Gilberte présente sa fille de seize ans à Marcel qui la trouve bien belle tout en taisant son prénom. Et de s’émerveiller de ce chef-d’œuvre du temps que lui semble la jeune fille : « Le temps incolore et insaisissable s’était, pour que pour ainsi dire je puisse le voir et le toucher, matérialisé en elle et l’avait pétrie comme un chef-d’œuvre, tandis que parallèlement sur moi, hélas ! il n’avait fait que son œuvre.
Il va retrouver en sa tête et en son visage la beauté d’oiseau du père : « Elle avait les yeux profondément forés et perçants, et aussi son nez charmant légèrement avancé en forme de bec et courbé, non point comme celui de Swann, mais comme celui de Saint-Loup.
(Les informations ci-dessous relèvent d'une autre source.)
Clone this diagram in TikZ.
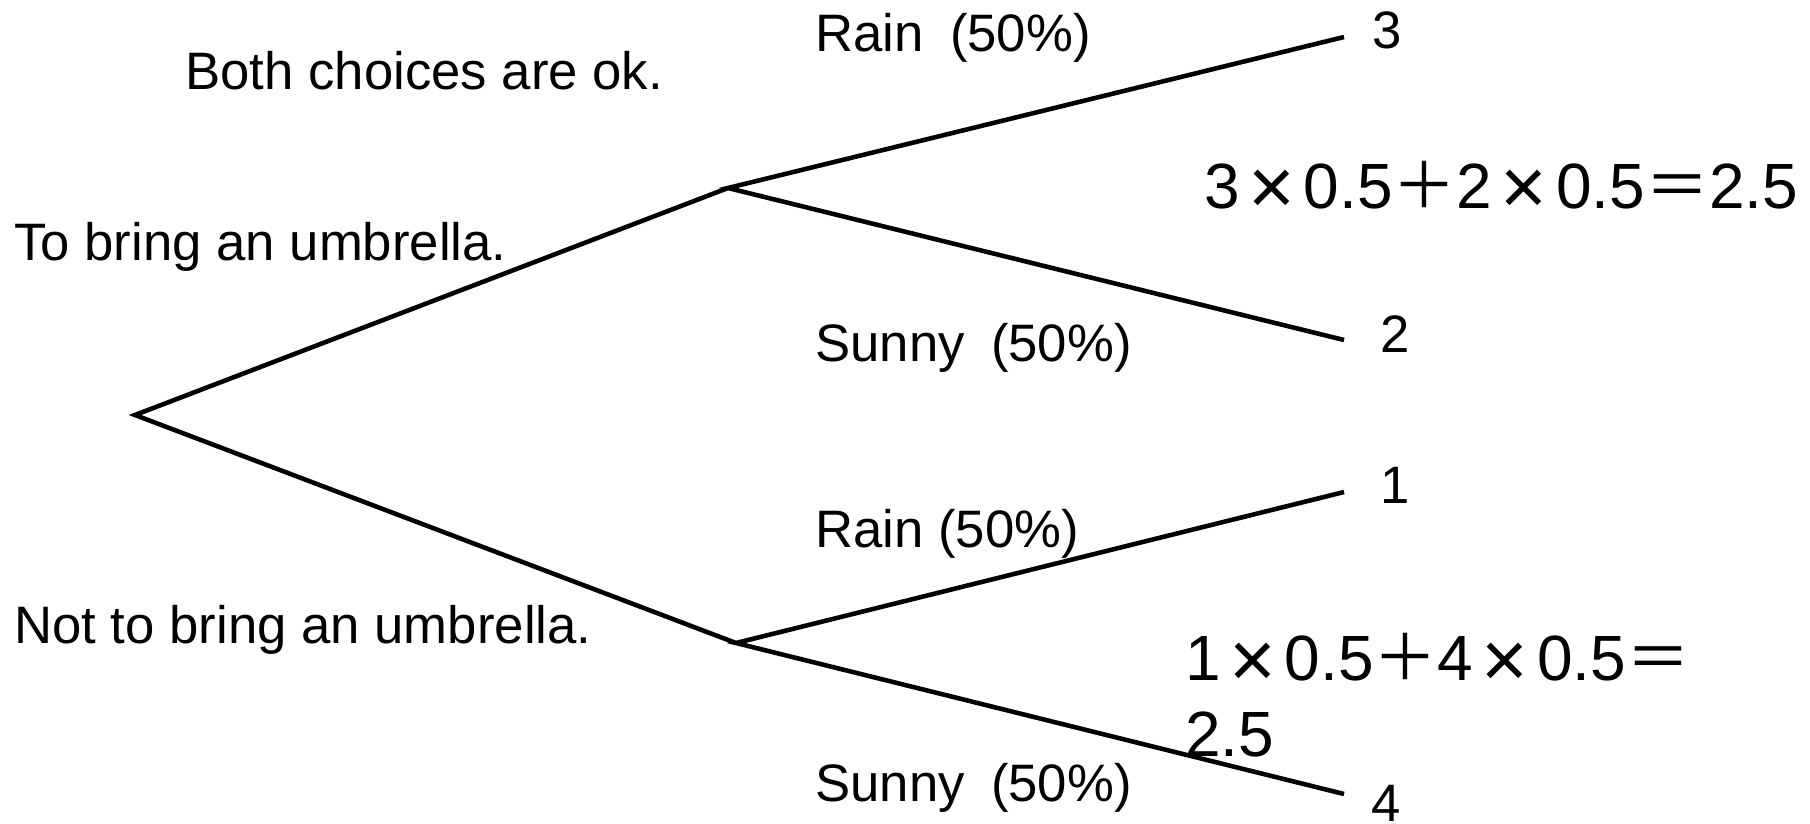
\documentclass[tikz,border=0pt]{standalone}
\usepackage{fontspec}
\usepackage{graphicx}
\setmainfont{Liberation Sans}
\newfontfamily\cjk{Noto Sans CJK JP}
\usetikzlibrary{positioning}
\newcommand{\tms}{\makebox[1em]{\raisebox{-0.1em}{\scalebox{1.25}{×}}}}

\begin{document}
\begin{tikzpicture}[
            x=0.02cm,y=-0.02cm,
            branch/.style={draw=black,line width=2.6pt},
            lbl/.style={inner sep=0pt,anchor=base west,font=\fontsize{30}{36}\selectfont},
            payoff/.style={inner sep=0pt,anchor=base west,font=\fontsize{30}{36}\selectfont},
            formula/.style={inner sep=0pt,anchor=base west,align=left,
              font=\fontsize{36.4}{42.7}\selectfont}
          ]
          \useasboundingbox (0,0) rectangle (1810,823);
          % decision and chance points
          \coordinate (root) at (135,415);
          \coordinate (up) at (728,188);
          \coordinate (down) at (736,643);
          \coordinate (e3) at (1344,37);
          \coordinate (e2) at (1344,340);
          \coordinate (e1) at (1344,492);
          \coordinate (e4) at (1344,794);
          \draw[branch] (up) -- (root) -- (down);
          \draw[branch] (e3) -- (up) -- (e2);
          \draw[branch] (e1) -- (down) -- (e4);
          % payoffs
          \node[payoff] (p3) at (1372,48) {3};
          \node[payoff] (p2) at (1380,352) {2};
          \node[payoff] (p1) at (1380,503) {1};
          \node[payoff] (p4) at (1371,821) {4};
          % texts
          \node[lbl] (ok) at (185,89) {Both choices are ok.};
          \node[lbl] (bring) at (14,260) {To bring an umbrella.};
          \node[lbl] (notbring) at (14,643) {Not to bring an umbrella.};
          \node[lbl] (rainA) at (815,51) {Rain\enspace(50\%)};
          \node[lbl] (sunA) at (815,361) {Sunny\enspace(50\%)};
          \node[lbl] (rainB) at (815,547) {Rain (50\%)};
          \node[lbl] (sunB) at (815,801) {Sunny\enspace(50\%)};
          % expected values
          \node[formula] (evA) at (1204,208) {3\tms0.5{\cjk ＋}2\tms0.5{\cjk ＝}2.5};
          \node[formula] (evB) at (1185,756) {1\tms0.5{\cjk ＋}4\tms0.5{\cjk ＝}\\2.5};
        \end{tikzpicture}
\end{document}
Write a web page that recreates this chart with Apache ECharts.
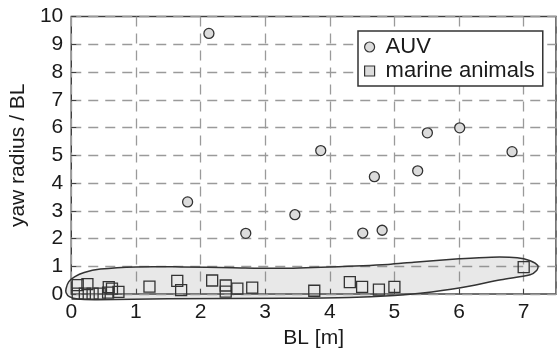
<!DOCTYPE html>
<html>
<head>
<meta charset="utf-8">
<script src="https://cdn.jsdelivr.net/npm/echarts@6/dist/echarts.min.js"></script>
<style>
  html, body { margin: 0; padding: 0; background: #fff; }
  #chart { width: 557px; height: 354px; }
</style>
</head>
<body>
<div id="chart"></div>
<script>
const xTicks = [0, 1, 2, 3, 4, 5, 6, 7];
const yTicks = [0, 1, 2, 3, 4, 5, 6, 7, 8, 9, 10];

// [BL, yaw radius / BL]
const auvPoints = [
  [1.80, 3.32], [2.13, 9.39], [2.70, 2.19], [3.46, 2.86], [3.86, 5.17], [4.51, 2.20],
  [4.69, 4.23], [4.81, 2.30], [5.36, 4.44], [5.51, 5.81], [6.01, 5.99], [6.82, 5.13]
];

const animalPoints = [
  [0.10, 0.32], [0.25, 0.36], [0.10, 0.02], [0.21, 0.02], [0.33, 0.02], [0.44, 0.02],
  [0.58, 0.25], [0.63, 0.20], [0.57, 0.05], [0.73, 0.08],
  [1.21, 0.27], [1.64, 0.48], [1.70, 0.14], [2.18, 0.49], [2.39, 0.31], [2.39, 0.09],
  [2.57, 0.20], [2.80, 0.23], [3.76, 0.12], [4.31, 0.43], [4.50, 0.26], [4.76, 0.16],
  [5.00, 0.26], [7.00, 0.97]
];

// hand-drawn envelope around the marine animal group
const envelope = [
  [-0.08, 0.20], [-0.04, 0.44], [0.05, 0.62], [0.20, 0.78], [0.45, 0.90], [1.00, 0.98],
  [1.70, 0.98], [2.50, 0.95], [3.20, 0.93], [4.00, 0.98], [4.90, 1.07], [5.30, 1.15],
  [6.00, 1.27], [6.50, 1.33], [6.90, 1.31], [7.10, 1.20], [7.22, 1.02], [7.20, 0.85],
  [7.10, 0.70], [6.65, 0.52], [6.00, 0.22], [5.40, 0.03], [5.00, -0.05], [4.30, -0.12],
  [3.30, -0.15], [1.50, -0.17], [0.40, -0.20], [0.10, -0.18], [-0.03, -0.09], [-0.08, 0.05]
];

const font = '"Liberation Sans", Arial, sans-serif';
const textColor = '#1a1a1a';

const chart = echarts.init(document.getElementById('chart'));

const option = {
  animation: false,
  grid: {
    left: 60, right: 1, top: 16.5, bottom: 56.5,
    show: true,
    borderColor: '#404040',
    borderWidth: 1.5
  },
  legend: {
    orient: 'vertical',
    left: 358,
    top: 31,
    padding: [5, 8, 4, 6],
    itemGap: 2,
    itemWidth: 10,
    itemHeight: 10,
    itemStyle: {borderColor: '#333', borderWidth: 1.2},
    backgroundColor: '#fff',
    borderColor: '#333',
    borderWidth: 1.5,
    borderRadius: 0,
    textStyle: {fontFamily: font, fontSize: 22, color: textColor, lineHeight: 22, padding: [0, 0, 0, 6]},
    data: [
      {name: 'AUV', icon: 'circle', itemStyle: {color: '#dcdcdc', borderColor: '#333'}},
      {name: 'marine animals', icon: 'rect', itemStyle: {color: '#dcdcdc', borderColor: '#333'}}
    ]
  },
  xAxis: {
    type: 'value',
    min: 0,
    max: 7.5,
    interval: 1,
    name: 'BL [m]',
    nameLocation: 'middle',
    nameGap: 30,
    nameTextStyle: {fontFamily: font, fontSize: 21, color: textColor},
    axisLine: {show: false},
    axisTick: {show: true, inside: true, length: 5, lineStyle: {color: '#404040'}},
    axisLabel: {
      fontFamily: font, fontSize: 21, color: textColor, margin: 8,
      showMaxLabel: false,
      formatter: v => (xTicks.indexOf(v) >= 0 ? String(v) : '')
    },
    splitLine: {show: true, lineStyle: {color: '#9a9a9a', width: 1.3, type: [10, 7]}}
  },
  yAxis: {
    type: 'value',
    min: 0,
    max: 10,
    interval: 1,
    name: 'yaw radius / BL',
    nameLocation: 'middle',
    nameGap: 27,
    nameTextStyle: {fontFamily: font, fontSize: 21, color: textColor},
    axisLine: {show: false},
    axisTick: {show: true, inside: true, length: 5, lineStyle: {color: '#404040'}},
    axisLabel: {
      fontFamily: font, fontSize: 21, color: textColor, margin: 8,
      formatter: v => (yTicks.indexOf(v) >= 0 ? String(v) : '')
    },
    splitLine: {show: true, lineStyle: {color: '#9a9a9a', width: 1.3, type: [10, 7]}}
  },
  series: [
    {
      type: 'custom',
      name: 'envelope',
      clip: false,
      silent: true,
      z: 1,
      data: [0],
      renderItem: function (params, api) {
        const pts = envelope.map(p => api.coord(p));
        return {
          type: 'polygon',
          shape: {points: pts, smooth: 0.3},
          style: {fill: 'rgba(120,120,120,0.17)', stroke: '#333', lineWidth: 1.5}
        };
      }
    },
    {
      type: 'scatter',
      name: 'AUV',
      symbol: 'circle',
      symbolSize: 10,
      z: 3,
      itemStyle: {color: '#dcdcdc', borderColor: '#333', borderWidth: 1.3, opacity: 1},
      data: auvPoints
    },
    {
      type: 'scatter',
      name: 'marine animals',
      symbol: 'rect',
      symbolSize: 11,
      z: 3,
      itemStyle: {color: 'rgba(0,0,0,0)', borderColor: '#333', borderWidth: 1.3, opacity: 1},
      data: animalPoints
    }
  ]
};

chart.setOption(option);
</script>
</body>
</html>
Quant au nez toutefois, la jeune fille le tiendrait de sa mère et de sa grand-mère. Mais quelle grand-mère ? Car, comme tout le monde, elle en a deux. Odette ou Madame de Marsantes ? En tout cas, Marcel en qualifie de sublime la coupure horizontale.
« Un trait aussi particulier eût fait reconnaître une statue entre des milliers, n’eût-on vu que ce trait-là, et j’admirais que la nature fût revenue à point nommé pour la petite fille, comme pour la mère, comme pour la grand’mère, donner, en grand et original sculpteur, ce puissant et décisif coup de ciseau. »
Mais voilà que, revenant à l’allure d’oiseau du paternel, Marcel en attribue la courbe au bec de Saint-Loup : « L’âme de ce Guermantes s’était évanouie ; mais la charmante tête aux yeux perçants de l’oiseau envolé était venue se poser sur les épaules de Mlle de Saint-Loup, ce qui faisait longuement rêver ceux qui avaient connu son père. »
Après avoir donné la jeune fille à Robert, à Gilberte et à Odette, puis à Robert encore, Marcel va se l’approprier in extremis par une manœuvre singulière qui n’a pas trait au physique mais à l’espérance de vie : « Je la trouvais bien belle : pleine encore d’espérances, riante, formée des années mêmes que j’avais perdues, elle ressemblait à ma jeunesse. »
Marcel Proust, Le Temps retrouvé, Folio, p. 336-337.